On Conflict

The subject of conflict is one that humans have historically dealt with poorly. As a means of simplification, it has been my observation that we have three primary ways of interacting with conflict.

We either seek to avoid it, fight it, or are comfortable sitting in it. One option is not necessarily better than any other, but it seems to be the case that we default to one of these options without ever giving any thought or seriousness as to why. We say things like, "I avoid conflict because it unsettles me and I do not wish to have any part of it" or "I fight conflict because conflict ought to be resolved" or "I am comfortable in it because my engagement (or lack thereof) means nothing".

As comforting as these answers may be, they are temporal. They do more to trap us than free us from the chains of our own quiet desperation because we haven't asked what it truly is about the nature of conflict that we fear so much. 

Perhaps another appropriate word for conflict is insecurity. Many live their whole lives in search of resolving this insecurity and find comfort in that which does. We hold on tightly to what works and makes us feel secure...but by its very nature, we have willingly submitted ourselves to the conditioning of orthodoxy. This point, belief, or method forms the basis from which we orient ourselves into the world.

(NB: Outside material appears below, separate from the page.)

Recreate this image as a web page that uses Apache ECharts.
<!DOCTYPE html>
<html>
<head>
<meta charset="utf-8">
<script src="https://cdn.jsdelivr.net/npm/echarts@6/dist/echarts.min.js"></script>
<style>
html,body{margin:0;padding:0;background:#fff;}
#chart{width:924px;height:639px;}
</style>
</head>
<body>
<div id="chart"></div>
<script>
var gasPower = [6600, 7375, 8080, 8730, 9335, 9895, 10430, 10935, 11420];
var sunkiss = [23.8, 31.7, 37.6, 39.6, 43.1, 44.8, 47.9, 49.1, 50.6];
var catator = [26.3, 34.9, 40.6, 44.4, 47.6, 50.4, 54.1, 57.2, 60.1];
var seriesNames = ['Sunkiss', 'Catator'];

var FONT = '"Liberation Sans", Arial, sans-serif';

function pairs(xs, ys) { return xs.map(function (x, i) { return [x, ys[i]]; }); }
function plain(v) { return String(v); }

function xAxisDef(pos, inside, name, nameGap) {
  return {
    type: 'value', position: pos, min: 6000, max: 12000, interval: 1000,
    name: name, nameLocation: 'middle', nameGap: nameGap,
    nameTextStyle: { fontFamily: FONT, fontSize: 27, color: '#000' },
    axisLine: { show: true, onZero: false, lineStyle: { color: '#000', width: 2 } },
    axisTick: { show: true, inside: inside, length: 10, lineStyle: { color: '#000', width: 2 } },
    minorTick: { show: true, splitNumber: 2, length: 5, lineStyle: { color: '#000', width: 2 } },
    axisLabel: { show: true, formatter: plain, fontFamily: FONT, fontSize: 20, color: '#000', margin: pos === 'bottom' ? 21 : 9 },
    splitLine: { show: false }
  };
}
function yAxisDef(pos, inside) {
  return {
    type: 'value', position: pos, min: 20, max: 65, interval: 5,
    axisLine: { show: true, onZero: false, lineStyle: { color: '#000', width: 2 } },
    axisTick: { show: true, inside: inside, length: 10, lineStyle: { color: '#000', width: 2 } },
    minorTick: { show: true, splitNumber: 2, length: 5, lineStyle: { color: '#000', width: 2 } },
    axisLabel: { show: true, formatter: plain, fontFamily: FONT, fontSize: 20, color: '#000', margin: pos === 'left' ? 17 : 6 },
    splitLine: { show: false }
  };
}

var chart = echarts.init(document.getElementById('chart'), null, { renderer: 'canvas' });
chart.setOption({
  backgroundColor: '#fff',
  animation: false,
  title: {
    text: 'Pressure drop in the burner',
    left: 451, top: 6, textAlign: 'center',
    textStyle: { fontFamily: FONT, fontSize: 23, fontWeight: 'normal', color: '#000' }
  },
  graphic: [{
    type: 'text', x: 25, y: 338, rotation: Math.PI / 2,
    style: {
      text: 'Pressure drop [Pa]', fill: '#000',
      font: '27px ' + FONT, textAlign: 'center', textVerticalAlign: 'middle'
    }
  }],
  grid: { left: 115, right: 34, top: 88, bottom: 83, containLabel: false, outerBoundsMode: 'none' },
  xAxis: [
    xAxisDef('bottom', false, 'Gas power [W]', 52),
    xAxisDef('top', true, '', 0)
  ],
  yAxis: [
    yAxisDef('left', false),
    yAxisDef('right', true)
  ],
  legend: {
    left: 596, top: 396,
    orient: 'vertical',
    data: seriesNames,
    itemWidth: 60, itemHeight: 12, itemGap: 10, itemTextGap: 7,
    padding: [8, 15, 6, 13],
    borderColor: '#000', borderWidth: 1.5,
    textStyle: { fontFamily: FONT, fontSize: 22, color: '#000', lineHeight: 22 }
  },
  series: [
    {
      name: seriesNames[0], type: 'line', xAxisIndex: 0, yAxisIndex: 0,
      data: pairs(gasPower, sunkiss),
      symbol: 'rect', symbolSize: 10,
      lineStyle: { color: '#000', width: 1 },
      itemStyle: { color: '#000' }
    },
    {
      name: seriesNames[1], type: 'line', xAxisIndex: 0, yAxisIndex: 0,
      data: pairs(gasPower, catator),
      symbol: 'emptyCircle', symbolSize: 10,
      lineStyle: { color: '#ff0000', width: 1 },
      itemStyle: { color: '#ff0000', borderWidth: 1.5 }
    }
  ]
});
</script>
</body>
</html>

Note that the problem does not start here, but ends here, if one is not serious.

And so we say our answers come from God, from Buddhism, from Atheism or whatever externality and the like and dedicate ourselves to the mission of these parables without ever questioning the root of our being. Similarities exist elsewhere in love, language, occupation, and all of that. We merely state oppositions in relation to other systems and doctrines out there and condition ourselves to pursue that which we most identify with as a belief. How self-aggrandizing.

I maintain that we are not free to investigate if we remain beholden to this sort of propaganda, as this only furthers the depth of the rabbit hole of which we are so accustomed to living in. 

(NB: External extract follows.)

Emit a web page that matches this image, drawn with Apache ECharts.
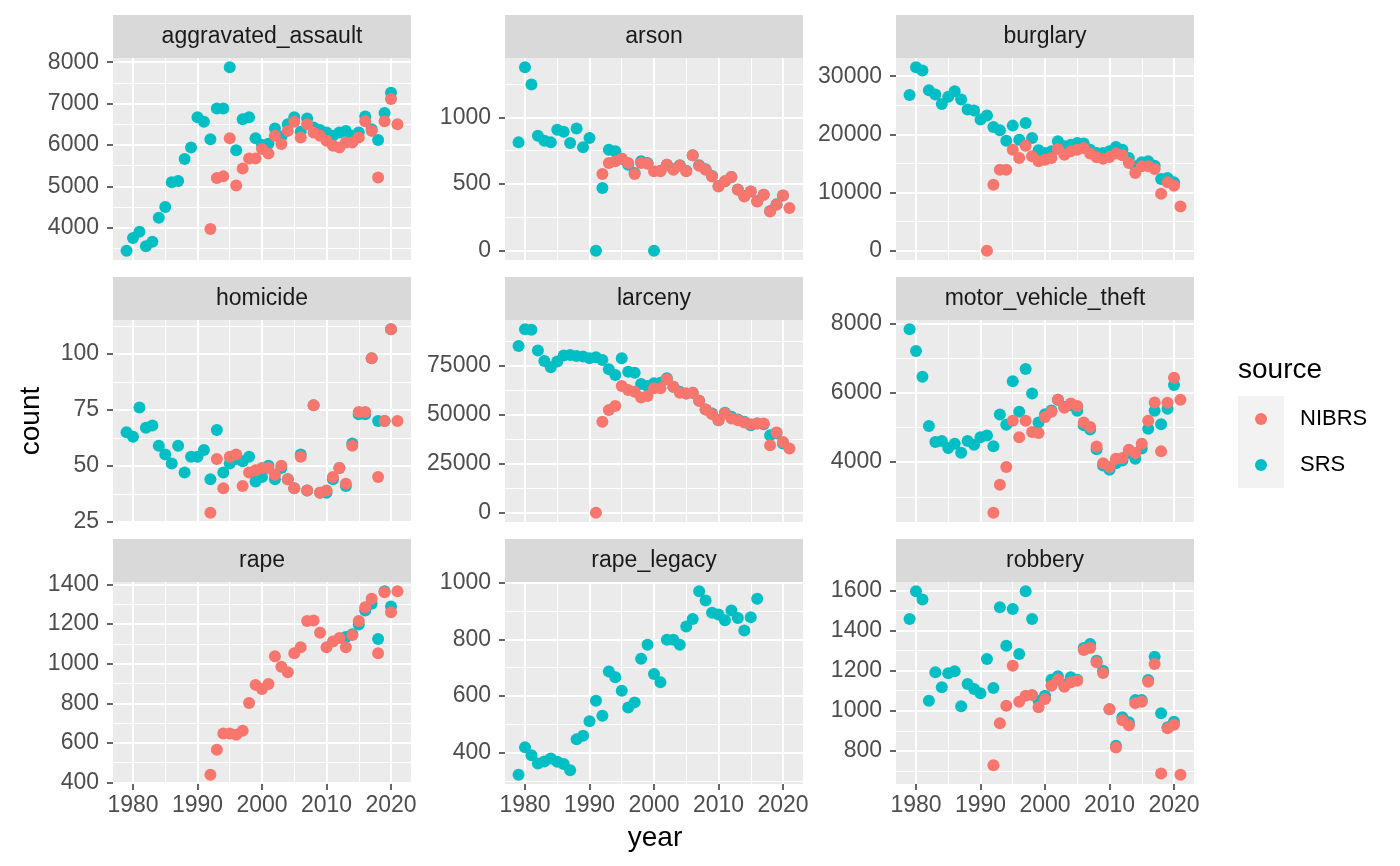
<!DOCTYPE html>
<html><head><meta charset="utf-8">
<script src="https://cdn.jsdelivr.net/npm/echarts/dist/echarts.min.js"></script>
<style>html,body{margin:0;padding:0;background:#fff}#c{width:1400px;height:866px}</style>
</head><body><div id="c"></div>
<script>
const years = [1979,1980,1981,1982,1983,1984,1985,1986,1987,1988,
  1989,1990,1991,1992,1993,1994,1995,1996,1997,1998,
  1999,2000,2001,2002,2003,2004,2005,2006,2007,2008,
  2009,2010,2011,2012,2013,2014,2015,2016,2017,2018,
  2019,2020,2021];
const N = null;
const panelNames = ['aggravated_assault','arson','burglary','homicide','larceny','motor_vehicle_theft','rape','rape_legacy','robbery'];

const aggravated_assault_SRS = [3440,3750,3900,3550,3660,4240,4500,5100,5130,5660,
  5940,6670,6560,6140,6880,6880,7880,5870,6620,6670,
  6160,6000,6030,6400,6200,6500,6670,6320,6640,6420,
  6360,6300,6220,6300,6340,6220,6300,6690,6380,6120,
  6770,7260,N];
const aggravated_assault_NIBRS = [N,N,N,N,N,N,N,N,N,N,
  N,N,N,3970,5200,5240,6160,5020,5430,5670,
  5670,5900,5790,6220,6020,6340,6560,6180,6500,6300,
  6220,6100,5980,5940,6060,6060,6180,6570,6340,5210,
  6570,7110,6500];

const arson_SRS = [812,1375,1245,862,825,812,907,892,807,915,
  775,845,0,470,757,745,690,645,582,670,
  657,0,600,645,610,640,600,715,640,610,
  560,485,520,552,460,410,445,372,420,298,
  348,415,N];
const arson_NIBRS = [N,N,N,N,N,N,N,N,N,N,
  N,N,N,575,657,670,690,657,575,657,
  652,595,595,645,607,637,595,715,637,607,
  557,482,520,552,457,407,445,370,420,295,
  345,415,320];

const burglary_SRS = [26790,31550,30980,27600,26850,25240,26450,27420,25990,24270,
  24100,22550,23240,21290,20710,18930,21510,19100,21970,19390,
  17270,16800,17100,18820,17960,18240,18530,18420,17380,16810,
  16810,17100,17840,17380,15950,14520,15200,15380,14630,12330,
  12510,11760,N];
const burglary_NIBRS = [N,N,N,N,N,N,N,N,N,N,
  N,N,0,11360,13940,13940,17380,15950,18070,16240,
  15380,15660,15950,17500,16520,17100,17380,17670,16700,16060,
  15830,16120,16700,16410,15090,13370,14520,14520,14060,9810,
  11760,11190,7630];

const homicide_SRS = [65,63,76,67,68,59,55,51,59,47,
  54,54,57,44,66,47,51,53,52,54,
  43,45,50,44,49,44,40,55,39,77,
  38,38,44,49,41,60,73,73,98,70,
  70,111,N];
const homicide_NIBRS = [N,N,N,N,N,N,N,N,N,N,
  N,N,N,29,53,40,54,55,41,47,
  48,49,49,46,50,44,40,54,39,77,
  38,39,45,49,42,59,74,74,98,45,
  70,111,70];

const larceny_SRS = [85280,93820,93480,82890,77590,74340,77250,80320,80660,80150,
  79810,78950,79470,78100,73320,70410,78950,72120,71610,65800,
  64800,66140,66480,68700,64430,61870,61000,61350,57250,52810,
  50760,47340,51100,49050,47680,46480,44780,45630,45290,39650,
  40500,35380,N];
const larceny_NIBRS = [N,N,N,N,N,N,N,N,N,N,
  N,N,0,46480,52470,54520,64770,62720,61870,58960,
  59640,63580,63580,68190,64430,61350,61010,61350,57250,52810,
  50420,47340,50760,48190,47340,46140,45290,45630,45630,34520,
  41020,36230,32810];

const motor_vehicle_theft_SRS = [7830,7200,6460,5040,4580,4610,4410,4530,4270,4610,
  4500,4720,4770,4460,5370,5080,6330,5450,6680,5980,
  5140,5380,5490,5800,5590,5640,5480,5060,4940,4370,
  3900,3780,3970,4050,4260,4100,4390,4960,5480,5090,
  5540,6220,N];
const motor_vehicle_theft_NIBRS = [N,N,N,N,N,N,N,N,N,N,
  N,N,N,2540,3350,3860,5190,4720,5190,4870,
  4840,5300,5450,5800,5570,5690,5620,5140,5010,4450,
  3970,3860,4100,4120,4360,4260,4530,5190,5720,4310,
  5710,6430,5800];

const rape_SRS = [N,N,N,N,N,N,N,N,N,N,
  N,N,N,N,N,N,N,N,N,N,
  N,N,N,N,N,N,N,N,N,N,
  N,N,N,N,1135,1148,1198,1268,1302,1125,
  1366,1289,N];
const rape_NIBRS = [N,N,N,N,N,N,N,N,N,N,
  N,N,N,439,565,648,648,641,662,801,
  893,872,898,1037,985,957,1053,1083,1215,1218,
  1156,1083,1112,1130,1083,1145,1215,1285,1328,1053,
  1361,1260,1366];

const rape_legacy_SRS = [321,418,390,361,368,379,367,359,337,447,
  459,510,583,530,686,666,618,559,577,731,
  781,677,648,798,798,781,845,872,970,937,
  894,888,867,902,875,831,878,943,N,N,
  N,N,N];
const rape_legacy_NIBRS = [];

const robbery_SRS = [1458,1597,1555,1050,1192,1117,1187,1197,1022,1133,
  1108,1087,1258,1113,1517,1325,1508,1283,1597,1458,
  1050,1075,1155,1172,1130,1167,1155,1313,1333,1250,
  1200,1008,825,967,942,1053,1053,1153,1270,988,
  917,945,N];
const robbery_NIBRS = [N,N,N,N,N,N,N,N,N,N,
  N,N,N,728,937,1025,1225,1045,1075,1078,
  1017,1058,1125,1155,1120,1142,1150,1303,1313,1242,
  1188,1008,817,953,928,1038,1045,1145,1233,687,
  913,930,680];

// tick labels (major) and minor grid values
const xMajor = [1980,1990,2000,2010,2020];
const xMinor = [1985,1995,2005,2015];
const aggravated_assault_major = [4000,5000,6000,7000,8000];
const aggravated_assault_minor = [3500,4500,5500,6500,7500];
const arson_major = [0,500,1000];
const arson_minor = [250,750,1250];
const burglary_major = [0,10000,20000,30000];
const burglary_minor = [5000,15000,25000];
const homicide_major = [25,50,75,100];
const homicide_minor = [37.5,62.5,87.5,112.5];
const larceny_major = [0,25000,50000,75000];
const larceny_minor = [12500,37500,62500,87500];
const motor_vehicle_theft_major = [4000,6000,8000];
const motor_vehicle_theft_minor = [3000,5000,7000];
const rape_major = [400,600,800,1000,1200,1400];
const rape_minor = [500,700,900,1100,1300];
const rape_legacy_major = [400,600,800,1000];
const rape_legacy_minor = [300,500,700,900];
const robbery_major = [800,1000,1200,1400,1600];
const robbery_minor = [700,900,1100,1300,1500];

const panelData = [
  [aggravated_assault_SRS, aggravated_assault_NIBRS, aggravated_assault_major, aggravated_assault_minor],
  [arson_SRS, arson_NIBRS, arson_major, arson_minor],
  [burglary_SRS, burglary_NIBRS, burglary_major, burglary_minor],
  [homicide_SRS, homicide_NIBRS, homicide_major, homicide_minor],
  [larceny_SRS, larceny_NIBRS, larceny_major, larceny_minor],
  [motor_vehicle_theft_SRS, motor_vehicle_theft_NIBRS, motor_vehicle_theft_major, motor_vehicle_theft_minor],
  [rape_SRS, rape_NIBRS, rape_major, rape_minor],
  [rape_legacy_SRS, rape_legacy_NIBRS, rape_legacy_major, rape_legacy_minor],
  [robbery_SRS, robbery_NIBRS, robbery_major, robbery_minor]
];

const FONT = '"Liberation Sans", Arial, Helvetica, sans-serif';
const colLeft = [113, 505, 896], rowTop = [58, 320, 582];
const PW = 298, PH = 202, STRIP = 43;
const C_NIBRS = '#F8766D', C_SRS = '#00BFC4';

function pts(arr){ const o=[]; years.forEach((y,i)=>{ if(arr[i]!==undefined && arr[i]!==null) o.push([y,arr[i]]); }); return o; }
function expand(vals){ const mn=Math.min(...vals), mx=Math.max(...vals), r=mx-mn; return [mn-0.05*r, mx+0.05*r]; }

const xr = expand(years);
const grids=[], xAxes=[], yAxes=[], series=[], graphics=[];
panelData.forEach((p,i)=>{
  const r=Math.floor(i/3), c=i%3;
  const [srs,nibrs,major,minor]=p;
  const sp=pts(srs), np=pts(nibrs);
  const yr = expand(sp.concat(np).map(d=>d[1]));
  grids.push({left:colLeft[c], top:rowTop[r], width:PW, height:PH, show:true, backgroundColor:'#EBEBEB', borderWidth:0});
  const bottom = r===2;
  xAxes.push({type:'value', gridIndex:i, min:xr[0], max:xr[1],
    axisLine:{show:false}, splitLine:{show:false},
    axisTick:{show:bottom, customValues:xMajor, length:6, lineStyle:{color:'#333333', width:1.5}},
    axisLabel:{show:bottom, customValues:xMajor, formatter:v=>String(v), fontSize:23, color:'#4D4D4D', margin:10, fontFamily:FONT}});
  yAxes.push({type:'value', gridIndex:i, min:yr[0], max:yr[1],
    axisLine:{show:false}, splitLine:{show:false},
    axisTick:{show:true, customValues:major, length:6, lineStyle:{color:'#333333', width:1.5}},
    axisLabel:{show:true, customValues:major, formatter:v=>String(v), fontSize:23, color:'#4D4D4D', margin:14, fontFamily:FONT}});
  const ml = [];
  minor.forEach(v=>ml.push({yAxis:v, lineStyle:{width:1}}));
  xMinor.forEach(v=>ml.push({xAxis:v, lineStyle:{width:1}}));
  major.forEach(v=>ml.push({yAxis:v, lineStyle:{width:2}}));
  xMajor.forEach(v=>ml.push({xAxis:v, lineStyle:{width:2}}));
  series.push({type:'scatter', name:'gridlines', xAxisIndex:i, yAxisIndex:i, data:[], silent:true, z:1,
    markLine:{silent:true, z:1, symbol:['none','none'], animation:false, label:{show:false},
      lineStyle:{color:'#FFFFFF', type:'solid', opacity:1}, emphasis:{disabled:true}, data:ml}});
  if(sp.length) series.push({type:'scatter', name:'SRS', xAxisIndex:i, yAxisIndex:i, data:sp, symbolSize:12, z:3,
    itemStyle:{color:C_SRS, opacity:1}, silent:true});
  if(np.length) series.push({type:'scatter', name:'NIBRS', xAxisIndex:i, yAxisIndex:i, data:np, symbolSize:12, z:4,
    itemStyle:{color:C_NIBRS, opacity:1}, silent:true});
  graphics.push({type:'rect', silent:true, shape:{x:colLeft[c], y:rowTop[r]-STRIP, width:PW, height:STRIP}, style:{fill:'#D9D9D9'}});
  graphics.push({type:'text', silent:true, x:colLeft[c]+PW/2, y:rowTop[r]-STRIP/2,
    style:{text:panelNames[i], fontSize:23, fontFamily:FONT, fill:'#1A1A1A', align:'center', verticalAlign:'middle'}});
});
graphics.push({type:'text', silent:true, x:31, y:421, rotation:Math.PI/2,
  style:{text:'count', fontSize:28, fontFamily:FONT, fill:'#000', align:'center', verticalAlign:'middle'}});
graphics.push({type:'text', silent:true, x:655, y:838,
  style:{text:'year', fontSize:28, fontFamily:FONT, fill:'#000', align:'center', verticalAlign:'middle'}});
graphics.push({type:'text', silent:true, x:1238, y:370,
  style:{text:'source', fontSize:28, fontFamily:FONT, fill:'#000', align:'left', verticalAlign:'middle'}});
graphics.push({type:'rect', silent:true, z:-1, shape:{x:1238, y:396, width:46, height:92}, style:{fill:'#F2F2F2'}});

const chart = echarts.init(document.getElementById('c'), null, {renderer:'canvas'});
chart.setOption({
  animation:false,
  backgroundColor:'#FFFFFF',
  textStyle:{fontFamily:FONT},
  grid:grids, xAxis:xAxes, yAxis:yAxes, series:series, graphic:graphics,
  legend:{data:['NIBRS','SRS'], orient:'vertical', left:1255, top:406, icon:'circle', itemWidth:12, itemHeight:12,
    itemGap:20, padding:0, selectedMode:false,
    textStyle:{fontSize:22, color:'#000', fontFamily:FONT, padding:[0,0,0,28], lineHeight:26}}
});
</script></body></html>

Should this be difficult to understand, it is this: the human, the creating individual, is far more important than any style, structure, or system that assuages our desire for security. 

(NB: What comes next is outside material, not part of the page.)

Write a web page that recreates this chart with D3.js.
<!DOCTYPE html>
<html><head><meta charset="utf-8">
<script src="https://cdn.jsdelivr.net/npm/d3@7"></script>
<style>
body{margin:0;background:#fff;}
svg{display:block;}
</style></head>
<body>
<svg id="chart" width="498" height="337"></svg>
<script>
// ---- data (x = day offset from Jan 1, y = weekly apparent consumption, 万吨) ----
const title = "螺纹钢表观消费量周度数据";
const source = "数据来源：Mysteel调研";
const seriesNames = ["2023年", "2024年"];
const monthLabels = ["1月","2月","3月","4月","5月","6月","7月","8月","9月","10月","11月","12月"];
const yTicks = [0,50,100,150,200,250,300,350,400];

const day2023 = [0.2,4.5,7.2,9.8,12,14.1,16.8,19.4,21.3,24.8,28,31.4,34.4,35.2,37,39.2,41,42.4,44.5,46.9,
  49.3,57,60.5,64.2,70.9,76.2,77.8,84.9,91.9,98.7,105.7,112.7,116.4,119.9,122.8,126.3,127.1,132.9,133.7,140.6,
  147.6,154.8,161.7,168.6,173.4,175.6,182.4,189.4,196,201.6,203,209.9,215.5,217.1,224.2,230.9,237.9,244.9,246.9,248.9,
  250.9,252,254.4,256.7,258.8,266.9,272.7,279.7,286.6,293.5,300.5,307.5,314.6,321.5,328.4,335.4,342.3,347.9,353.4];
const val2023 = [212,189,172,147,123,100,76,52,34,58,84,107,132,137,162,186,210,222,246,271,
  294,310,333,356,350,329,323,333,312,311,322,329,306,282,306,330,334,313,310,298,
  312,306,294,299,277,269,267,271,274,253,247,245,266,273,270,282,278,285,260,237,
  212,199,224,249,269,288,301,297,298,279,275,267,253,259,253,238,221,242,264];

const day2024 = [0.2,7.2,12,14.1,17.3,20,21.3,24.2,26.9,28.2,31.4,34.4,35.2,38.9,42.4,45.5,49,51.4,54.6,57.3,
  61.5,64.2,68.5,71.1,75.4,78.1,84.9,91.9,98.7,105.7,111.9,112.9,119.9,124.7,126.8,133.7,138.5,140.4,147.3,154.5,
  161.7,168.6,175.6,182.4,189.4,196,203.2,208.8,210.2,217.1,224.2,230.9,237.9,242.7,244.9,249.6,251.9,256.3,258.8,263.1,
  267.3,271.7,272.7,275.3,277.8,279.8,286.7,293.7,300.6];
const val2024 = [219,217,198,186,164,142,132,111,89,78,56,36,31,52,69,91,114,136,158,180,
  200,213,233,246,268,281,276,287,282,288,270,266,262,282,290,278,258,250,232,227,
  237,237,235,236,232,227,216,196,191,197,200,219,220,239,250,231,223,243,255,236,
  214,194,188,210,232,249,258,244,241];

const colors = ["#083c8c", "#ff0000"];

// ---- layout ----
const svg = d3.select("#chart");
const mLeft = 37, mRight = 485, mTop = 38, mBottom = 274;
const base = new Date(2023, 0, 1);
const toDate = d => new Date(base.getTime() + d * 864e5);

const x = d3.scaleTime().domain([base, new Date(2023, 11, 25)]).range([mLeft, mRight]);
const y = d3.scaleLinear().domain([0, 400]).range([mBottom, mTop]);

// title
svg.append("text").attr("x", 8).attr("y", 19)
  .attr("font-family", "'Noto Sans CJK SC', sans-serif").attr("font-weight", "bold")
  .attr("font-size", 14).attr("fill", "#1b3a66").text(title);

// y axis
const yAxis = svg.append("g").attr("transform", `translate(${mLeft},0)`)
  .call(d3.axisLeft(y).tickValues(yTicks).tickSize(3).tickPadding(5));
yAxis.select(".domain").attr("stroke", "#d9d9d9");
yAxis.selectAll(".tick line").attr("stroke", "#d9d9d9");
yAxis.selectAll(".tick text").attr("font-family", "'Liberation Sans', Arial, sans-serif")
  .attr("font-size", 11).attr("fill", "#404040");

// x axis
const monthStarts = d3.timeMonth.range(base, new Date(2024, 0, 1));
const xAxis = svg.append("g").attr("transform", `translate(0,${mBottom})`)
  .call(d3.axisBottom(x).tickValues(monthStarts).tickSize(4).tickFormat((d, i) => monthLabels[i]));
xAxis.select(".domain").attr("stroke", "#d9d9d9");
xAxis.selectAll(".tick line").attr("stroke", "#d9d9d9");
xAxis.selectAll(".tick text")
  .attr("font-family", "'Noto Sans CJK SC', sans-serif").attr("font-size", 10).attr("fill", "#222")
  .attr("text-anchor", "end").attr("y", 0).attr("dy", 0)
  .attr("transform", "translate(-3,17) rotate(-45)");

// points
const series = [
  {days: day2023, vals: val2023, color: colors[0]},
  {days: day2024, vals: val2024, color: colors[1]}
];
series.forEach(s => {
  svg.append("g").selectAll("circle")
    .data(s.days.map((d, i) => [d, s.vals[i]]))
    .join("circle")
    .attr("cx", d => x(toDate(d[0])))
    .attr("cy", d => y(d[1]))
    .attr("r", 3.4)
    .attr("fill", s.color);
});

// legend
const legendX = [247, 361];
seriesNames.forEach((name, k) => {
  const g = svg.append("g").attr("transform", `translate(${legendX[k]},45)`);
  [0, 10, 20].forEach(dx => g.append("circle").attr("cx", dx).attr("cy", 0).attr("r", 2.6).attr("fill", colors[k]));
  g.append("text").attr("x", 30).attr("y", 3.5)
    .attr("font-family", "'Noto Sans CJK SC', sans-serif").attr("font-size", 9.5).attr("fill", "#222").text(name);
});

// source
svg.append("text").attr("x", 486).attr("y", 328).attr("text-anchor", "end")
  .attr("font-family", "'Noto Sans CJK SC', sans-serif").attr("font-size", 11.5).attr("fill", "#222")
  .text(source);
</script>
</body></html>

To say that it is about open-mindedness misses the orientation here, as that merely opposes orthodoxy and creates another fixated pattern without ever actually examining and l i v i n g.

We tend not to understand this because we lack awareness and have such a rigid concept of what it means to be free from conflict or to be free at all. One of the hallmarks of human processing is that we are able to define things with utmost clarity - our downfall comes when we refuse to think things otherwise. We become conditioned and well-practiced in these verses and create ideologies and doctrines around these explanations for the world...and so divided humanity has become.

In other words, we have falsely equated freedom from conflict with the lack of its existence; that the resolution of conflict comes when it is eradicated or rendered null. It is through these systems and whatever other structures we come up with that this resolution happens - and so one way becomes the gospel way and all others inferior. Again, I maintain that is but a negative peace, one where the individual stands on illusory ground. Our commitance to this pursuit (or lack thereof) is to go around in circles like a dog tethered to a pole.

Whether one tends to avoid, fight, or negotiate with conflict is besides the question - the individual has the capacity to decide this option at will, and even more importantly so, the ability to investigate, to examine, to l i v e, and understand the nature of conflict itself. Difficult as it may be or seem, to deny this ability is contributory to conflict.

To be aware - to be sensitive to this is perhaps a more fitting proposition.